The second contribution is to explain why the impact of firms getting bigger and more profitable is to reduce the bribe rate. The reason, according to the authors, is that these firms are more attractive and important for a government to retain. Officials fear that if they ask for too much, the superstar businesses will relocate, so the officials lower their ‘ask’ of these firms.

These findings provide an endorsement of Vietnam’s move in the 1990s to decentralise business-government interactions to the provincial level and to encourage provinces to compete to provide the best environment for business.
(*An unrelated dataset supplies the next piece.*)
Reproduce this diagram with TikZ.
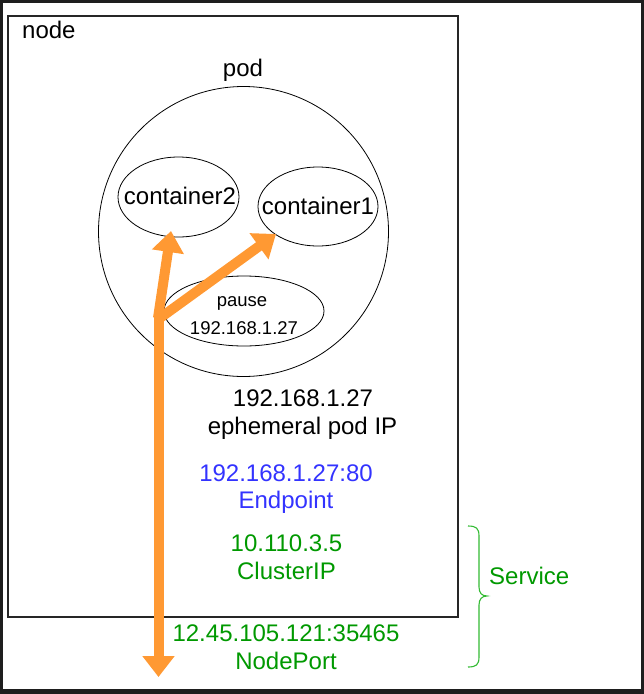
\documentclass[tikz,border=0pt]{standalone}
\usepackage{fontspec}
\setmainfont{Liberation Sans}
\usetikzlibrary{arrows.meta,shapes.geometric}
\definecolor{framedark}{HTML}{1E1E1E}
\definecolor{arrowor}{HTML}{FF9933}
\definecolor{epblue}{HTML}{3333FF}
\definecolor{svcgreen}{HTML}{009900}
\definecolor{bracegreen}{HTML}{33BB33}
\begin{document}
\begin{tikzpicture}[x=1pt,y=-1pt,
  big/.style={font=\fontsize{24}{28}\selectfont, inner sep=0pt, anchor=base},
  small/.style={font=\fontsize{18.5}{22}\selectfont, inner sep=0pt, anchor=base},
  shapeline/.style={draw=black, line width=0.8pt, inner sep=0pt, outer sep=0pt},
  flow/.style={draw=arrowor, line width=10pt, -{Triangle[width=31pt,length=21pt]}},
]
\useasboundingbox (0,0) rectangle (644,694);
\fill[framedark] (0,0) rectangle (644,694);
\fill[white] (3,3) rectangle (641,689);

% node box
\node[draw=black!85, line width=1.1pt, inner sep=0pt, outer sep=0pt,
      minimum width=450pt, minimum height=601pt, anchor=north west] (nodebox) at (8,16) {};
\node[big, anchor=base west] (nodelbl) at (22,38.5) {node};

% pod
\node[shapeline, circle, minimum size=290pt] (pod) at (243.5,231.5) {};
\node[big] (podlbl) at (243,76) {pod};

% containers
\node[shapeline, ellipse, minimum width=121pt, minimum height=80pt] (c2) at (178.5,197) {};
\node[big] (c2lbl) at (180,204) {container2};
\node[shapeline, ellipse, minimum width=120pt, minimum height=79pt] (c1) at (318,206.5) {};
\node[big] (c1lbl) at (318,214) {container1};
\node[shapeline, ellipse, minimum width=160pt, minimum height=70pt] (pause) at (244,311) {};
\node[small] (pauselbl) at (242,306) {pause};
\node[small] (pauseip) at (244,334) {192.168.1.27};

% texts
\node[big] (podip) at (303,406) {192.168.1.27};
\node[big] (ephem) at (302.5,434) {ephemeral pod IP};
\node[big, text=epblue] (epip) at (286,481) {192.168.1.27:80};
\node[big, text=epblue] (eplbl) at (286,508) {Endpoint};
\node[big, text=svcgreen] (cip) at (286.5,551) {10.110.3.5};
\node[big, text=svcgreen] (ciplbl) at (286.5,579) {ClusterIP};
\node[big, text=svcgreen] (npip) at (286,641) {12.45.105.121:35465};
\node[big, text=svcgreen] (nplbl) at (286,669) {NodePort};
\node[big, text=svcgreen, anchor=base west] (svc) at (489,584) {Service};

% brace
\coordinate (btop) at (468,526);
\coordinate (bbot) at (468,667);
\draw[bracegreen, line width=1.1pt]
  (btop) .. controls (476,526) and (479,528) .. (479,536)
  -- (479,587) .. controls (479,593) and (482,596) .. (487,596)
  .. controls (482,596) and (479,599) .. (479,605)
  -- (479,657) .. controls (479,665) and (476,667) .. (bbot);

% flows
\coordinate (forktop) at (158.5,311);
\coordinate (fork2) at (158,318);
\coordinate (fork1) at (160,318);
\coordinate (c2tip) at (171,231);
\coordinate (c1tip) at (276,234);
\coordinate (outtip) at (158.5,677);
\draw[flow] (forktop) -- (outtip);
\draw[flow] (fork2) -- (c2tip);
\draw[flow] (fork1) -- (c1tip);
\end{tikzpicture}
\end{document}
Indeed, the data source used in the study is named the ‘Provincial Competitiveness Index’ Survey, as one of its other uses is to create a league table that ranks provinces by their attractiveness for business. When firms have access to and make decisions based on this information, provincial governments have an incentive to clean up their act and climb up the league table.

The dynamic explained above requires that businesses have a credible threat to relocate if government officials demand too much in bribes. The authors present a series of fine-grained analyses that show that this is indeed the case.

First, firm growth reduces the bribe rate more strongly among firms that hold land certificates than among those that do not. Having a land certificate lowers the cost of moving since the company has the right to sell the land from which it is moving away; without a certificate, it would forfeit the value of the land.

Second, growth reduces bribe rates more among firms that operate in multiple provinces. This is probably because it is cheaper to scale back operations in one province and increase operations in another than it would be for a firm to establish an entirely new provincial branch.

Taken together, this evidence lends powerful credence to the proposition that increasing firm growth and mobility reduces the burden of corruption. While this study focuses on Vietnam and each country’s business environment is unique, the findings may apply to other countries in which sub-national governments play a key role in interfacing with businesses, such as China.

Firm Growth and Corruption: Empirical Evidence from Vietnam’ by Jie Bai, Seema Jayachandran, Edmund Malesky and Benjamin Olken is published in the February 2019 issue of The Economic Journal.